Everyone at Big Cloud took a psychometric test recently.

For the first time, I agreed with the feedback it produced. In summary, I like to work in a team environment, that is less rule-bound, where I can feel free to suggest innovations and where I’m able to think quickly and strategically. No surprises, Big Cloud and recruitment suit me well. I struggle to work alone, I don’t (so easily) follow all of the rules, I’m impatient and can be too assertive with people that like to take their time and work methodically. Turns out I have to have an equal amount of bad points to keep equilibrium and prevent the universe from tearing apart.
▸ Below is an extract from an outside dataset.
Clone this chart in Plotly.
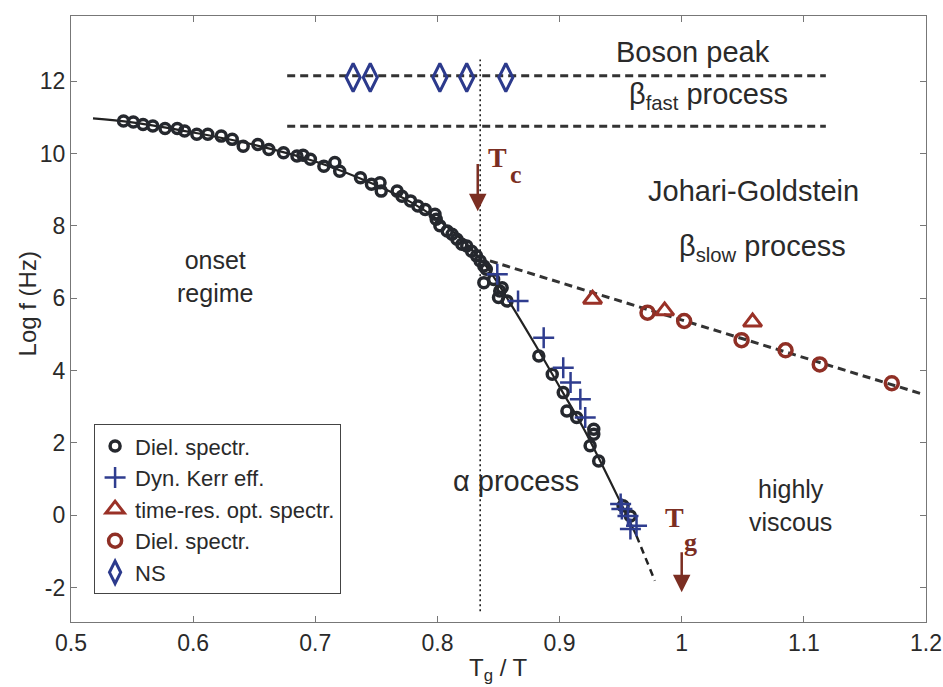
import plotly.graph_objects as go

# ---------------- data ----------------
diel_alpha_x = [0.543, 0.551, 0.559, 0.567, 0.577, 0.587, 0.593, 0.603, 0.612, 0.623,
                0.632, 0.641, 0.653, 0.662, 0.674, 0.685, 0.690, 0.696, 0.707, 0.716,
                0.720, 0.737, 0.746, 0.753, 0.754, 0.767, 0.771, 0.778, 0.784, 0.790,
                0.798, 0.799, 0.802, 0.808, 0.812, 0.816, 0.820, 0.824, 0.828, 0.832,
                0.835, 0.838, 0.840, 0.838, 0.846, 0.851, 0.853, 0.850, 0.857, 0.883,
                0.894, 0.903, 0.906, 0.914, 0.928, 0.928, 0.925, 0.932, 0.952, 0.958]
diel_alpha_y = [10.90, 10.87, 10.80, 10.76, 10.69, 10.69, 10.62, 10.53, 10.53, 10.48,
                10.39, 10.20, 10.25, 10.11, 10.02, 9.93, 9.95, 9.84, 9.65, 9.75,
                9.51, 9.33, 9.15, 9.19, 8.96, 8.96, 8.82, 8.69, 8.55, 8.45,
                8.32, 8.18, 8.00, 7.86, 7.77, 7.63, 7.49, 7.44, 7.30, 7.17,
                7.03, 6.89, 6.80, 6.43, 6.52, 6.20, 6.29, 6.02, 5.92, 4.40,
                3.90, 3.39, 2.88, 2.70, 2.38, 2.24, 1.92, 1.50, 0.26, -0.02]

kerr_x = [0.849, 0.866, 0.887, 0.903, 0.909, 0.917, 0.921, 0.950, 0.951, 0.956, 0.963, 0.958]
kerr_y = [6.66, 5.92, 4.91, 4.08, 3.67, 3.21, 2.70, 0.31, 0.17, -0.02, -0.29, -0.38]

opt_x = [0.927, 0.986, 1.058]
opt_y = [5.97, 5.65, 5.34]

diel_jg_x = [0.972, 1.002, 1.049, 1.085, 1.113, 1.172]
diel_jg_y = [5.60, 5.37, 4.84, 4.56, 4.17, 3.65]

ns_x = [0.731, 0.745, 0.802, 0.824, 0.856]
ns_y = [12.1, 12.1, 12.1, 12.1, 12.1]

alpha_fit_x = [0.518, 0.55, 0.60, 0.65, 0.70, 0.75, 0.78, 0.80, 0.82, 0.84,
               0.858, 0.88, 0.90, 0.92, 0.935, 0.95, 0.963]
alpha_fit_y = [10.97, 10.86, 10.58, 10.24, 9.78, 9.12, 8.62, 8.18, 7.62, 6.88,
               5.95, 4.72, 3.55, 2.38, 1.38, 0.35, -0.57]
alpha_ext_x = [0.963, 0.978]
alpha_ext_y = [-0.57, -1.81]

jg_fit_x = [0.843, 1.197]
jg_fit_y = [7.03, 3.35]

boson_x = [0.677, 1.118]
boson_y = [12.15, 12.15]
bfast_x = [0.677, 1.118]
bfast_y = [10.75, 10.75]

tc_line_x = [0.835, 0.835]
tc_line_y = [-2.65, 12.6]

x_ticks = [0.5, 0.6, 0.7, 0.8, 0.9, 1.0, 1.1, 1.2]
x_ticklabels = ["0.5", "0.6", "0.7", "0.8", "0.9", "1", "1.1", "1.2"]
y_ticks = [-2, 0, 2, 4, 6, 8, 10, 12]
y_ticklabels = ["-2", "0", "2", "4", "6", "8", "10", "12"]

legend_names = ["Diel. spectr.", "Dyn. Kerr eff.", "time-res. opt. spectr.", "Diel. spectr.", "NS"]

# ---------------- styles ----------------
BLACK = "#25282e"
BLUE = "#2f3d8f"
RED = "#9a3127"
BROWN = "#7b2e22"
TXT = "#2a2a2a"
FONT = "Liberation Sans, Arial, sans-serif"
SERIF = "Liberation Serif, Times New Roman, serif"

fig = go.Figure()

# lines (no legend)
fig.add_trace(go.Scatter(x=tc_line_x, y=tc_line_y, mode="lines", showlegend=False,
                         line=dict(color="#111111", width=1.5, dash="2px,3px")))
fig.add_trace(go.Scatter(x=boson_x, y=boson_y, mode="lines", showlegend=False,
                         line=dict(color="#333333", width=3, dash="8px,5px")))
fig.add_trace(go.Scatter(x=bfast_x, y=bfast_y, mode="lines", showlegend=False,
                         line=dict(color="#333333", width=3, dash="8px,5px")))
fig.add_trace(go.Scatter(x=jg_fit_x, y=jg_fit_y, mode="lines", showlegend=False,
                         line=dict(color="#333333", width=3, dash="8px,5px")))
fig.add_trace(go.Scatter(x=alpha_fit_x, y=alpha_fit_y, mode="lines", showlegend=False,
                         line=dict(color="#222222", width=2.2, shape="spline")))
fig.add_trace(go.Scatter(x=alpha_ext_x, y=alpha_ext_y, mode="lines", showlegend=False,
                         line=dict(color="#222222", width=2.5, dash="7px,5px")))

# data series
fig.add_trace(go.Scatter(x=diel_alpha_x, y=diel_alpha_y, mode="markers", name=legend_names[0],
                         marker=dict(symbol="circle-open", size=10, color=BLACK,
                                     line=dict(width=3.5, color=BLACK))))
fig.add_trace(go.Scatter(x=kerr_x, y=kerr_y, mode="markers", name=legend_names[1],
                         marker=dict(symbol="cross-thin-open", size=15, color=BLUE,
                                     line=dict(width=2.5, color=BLUE))))
fig.add_trace(go.Scatter(x=opt_x, y=opt_y, mode="markers", name=legend_names[2],
                         marker=dict(symbol="triangle-up-open", size=16, color=RED,
                                     line=dict(width=3, color=RED))))
fig.add_trace(go.Scatter(x=diel_jg_x, y=diel_jg_y, mode="markers", name=legend_names[3],
                         marker=dict(symbol="circle-open", size=13, color="#8f2f25",
                                     line=dict(width=3.5, color="#8f2f25"))))
fig.add_trace(go.Scatter(x=ns_x, y=ns_y, mode="markers", name=legend_names[4],
                         marker=dict(symbol="diamond-tall-open", size=20, color="#2c3a8c",
                                     line=dict(width=3, color="#2c3a8c"))))

ann = []
def txt(x, y, s, size=29, color=TXT, font=FONT, **kw):
    d = dict(x=x, y=y, xref="x", yref="y", text=s, showarrow=False,
             xanchor="center", yanchor="middle",
             font=dict(family=font, size=size, color=color))
    d.update(kw)
    ann.append(d)

txt(1.009, 12.8, "Boson peak")
txt(1.022, 11.6, "β<sub>fast</sub> process")
txt(1.059, 8.95, "Johari-Goldstein")
txt(1.066, 7.4, "β<sub>slow</sub> process")
txt(0.618, 6.6, "onset<br>regime", size=25)
txt(0.864, 0.94, "α process")
txt(1.089, 0.28, "highly<br>viscous", size=25)

# Tc / Tg labels
txt(0.849, 9.9, "<b>T</b>", size=28, color=BROWN, font=SERIF)
txt(0.864, 9.42, "<b>c</b>", size=26, color=BROWN, font=SERIF)
txt(0.994, -0.05, "<b>T</b>", size=28, color=BROWN, font=SERIF)
txt(1.007, -0.74, "<b>g</b>", size=26, color=BROWN, font=SERIF)

# arrows
for xx, y_tail, y_head in [(0.833, 9.75, 8.4), (1.0, -0.98, -2.13)]:
    ann.append(dict(x=xx, y=y_head, ax=xx, ay=y_tail, xref="x", yref="y", axref="x", ayref="y",
                    text="", showarrow=True, arrowhead=2, arrowsize=1.4, arrowwidth=2.5,
                    arrowcolor=BROWN, standoff=0, startstandoff=0))

# axis titles as annotations
ann.append(dict(x=-0.0505, y=5.85, xref="paper", yref="y", text="Log f (Hz)", showarrow=False,
                xanchor="center", yanchor="middle",
                textangle=-90, font=dict(family=FONT, size=24, color=TXT)))
ann.append(dict(x=0.5, y=-0.078, xref="paper", yref="paper", text="T<sub>g</sub> / T", showarrow=False,
                xanchor="center", yanchor="middle",
                font=dict(family=FONT, size=24, color=TXT)))

fig.update_layout(
    width=943, height=687, autosize=False,
    margin=dict(l=71, r=17, t=16, b=65, autoexpand=False),
    paper_bgcolor="white", plot_bgcolor="white",
    font=dict(family=FONT, size=22, color=TXT),
    annotations=ann,
    showlegend=True,
    legend=dict(x=0.027, y=0.046, xanchor="left", yanchor="bottom",
                bgcolor="white", bordercolor="#444444", borderwidth=1,
                font=dict(family=FONT, size=22, color=TXT),
                itemsizing="trace", tracegroupgap=0,
                entrywidthmode="pixels", entrywidth=240),
    xaxis=dict(range=[0.5, 1.2], tickvals=x_ticks, ticktext=x_ticklabels, automargin=False,
               showgrid=False, zeroline=False, showline=True, linecolor="#777777", linewidth=1.2,
               mirror="ticks", ticks="inside", ticklen=6, tickcolor="#777777",
               tickfont=dict(family=FONT, size=23, color=TXT)),
    yaxis=dict(range=[-2.95, 13.8], tickvals=y_ticks, ticktext=y_ticklabels, automargin=False,
               showgrid=False, zeroline=False, showline=True, linecolor="#777777", linewidth=1.2,
               mirror="ticks", ticks="inside", ticklen=6, tickcolor="#777777",
               tickfont=dict(family=FONT, size=23, color=TXT)),
)

fig.write_html("out.html")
I then read a candidate CV after lunch. She started (as many people do) by stating that she ‘thrives in a team environment’ but ‘also works well alone’. This got me thinking. My psychometric test would lead me to write ‘I love working in a team, I’m less inclined to work alone for long periods’. Maybe the candidate was telling the truth. The likely scenario is that the candidate felt obliged to address something with enough vagueness that it would appeal to more readers.

So, this got me thinking even more. There are lots of statements on CV’s that are ambiguous. Many people don’t want to define themselves enough that it may rule them out of some opportunities.

My advice is to stop doing this. The logic is that you want to have the chance to hear about more opportunities so that you can decide to pursue them or not. In reality, you’re wasting time. If you can consciously write a very straight-forward ‘About Me’ section, you will be approached for more things that actually have the potential to suit you. A good CV answers questions, it doesn’t force the reader to ask them.

I’d recommend taking a psychometric test if you can. Maybe you could dig out an old one you did in the past. If not, sit down with someone that will be honest and go through your traits. Write down your likes and dislikes (that relate to work, not all situations in life!). Profile yourself honestly and put it at the top of your CV. More importantly still, make sure you think about this in your interviews.

I believe your future interactions with HR, recruiters and hiring managers will be more rewarding. I believe you’ll get jobs that suit you better. Maybe you’ll never move to another job, but I still believe that this exercise will help you to understand what you love about your current role, like me with Big Cloud.